The Southold Town police advisory committee presented a plan for a pathway toward accreditation for the town police department, and the Town Board gave the go-ahead on pursuing it.
The town police department is the only one in the county that hasn’t been accredited through that program. Implemented through the New York State Division of Criminal Justice Services the program will add a level of transparency to department operations on matters such as crime statistics, said committee chair John Slattery at Tuesday’s Town Board work session.
The committee brought the idea of seeking accreditation to the Town Board in October and has developed a related mission statement that discusses “nurturing the public trust by holding ourselves accountable to the highest standards,” Mr. Slattery said. The program requires that the department demonstrate compliance with 110 different standards set by the state, he noted.
Four principal goals are outlined on the program’s website: to increase department efficiency, promote cooperation and coordination among law enforcement agencies, ensure appropriate training and promote public confidence in law enforcement agencies.
It’s not a total rewrite of the department’s rules and procedure, Police Chief Martin Flatley said, it just a matter of tweaking them to fit into the standards.
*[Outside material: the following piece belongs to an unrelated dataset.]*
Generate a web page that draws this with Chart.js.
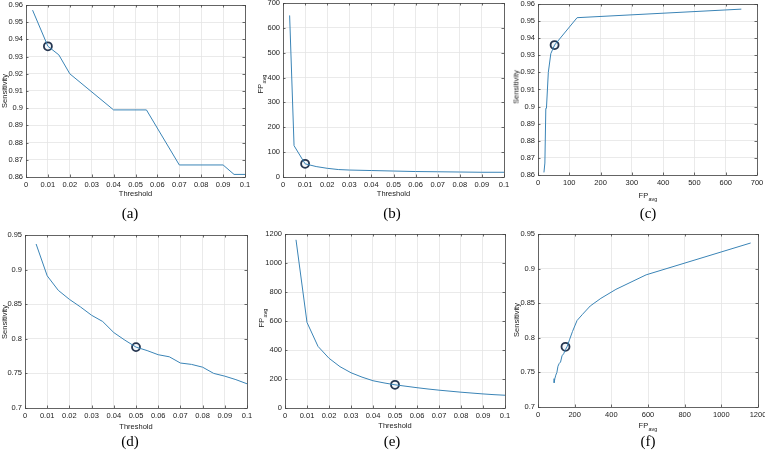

Fishers Island Justice Louisa Evans said she’s hesitant about what the process might cost the town, as the department might already meet certain standards. But she supported the pursuit of improved transparency to the public on department procedures. Councilman Jim Dinizio said it’s important the town ensure that state standards are met and prove that to the community. The estimated annual cost, in a “best-case scenario,” would be about $15,840, Mr. Russell said.
The process is not meant to be seen as a vote of no confidence in the department, but “just a step to do something even better that they’re already doing,” Mr. Ghosio noted. It’s a way to be proactive, not reactive, committee member Kevin Foote added.
It should be welcomed, Ms. Doherty said, and will help the Town Board have dialogue and openness with the department. The chief said he would prepare reports the Town Board asks for. Councilman William Ruland also supported the idea, and said the town should do whatever it takes to make the accreditation mission statement “continually viable.”
The department’s first challenge is finding someone to facilitate the process, the supervisor said. The process would require an assignment change for a sergeant to work on accreditation for at least a year, then will take about a month each year to maintain, Chief Flatley said.
The committee determined the process could begin as soon as September, Mr. Slattery said.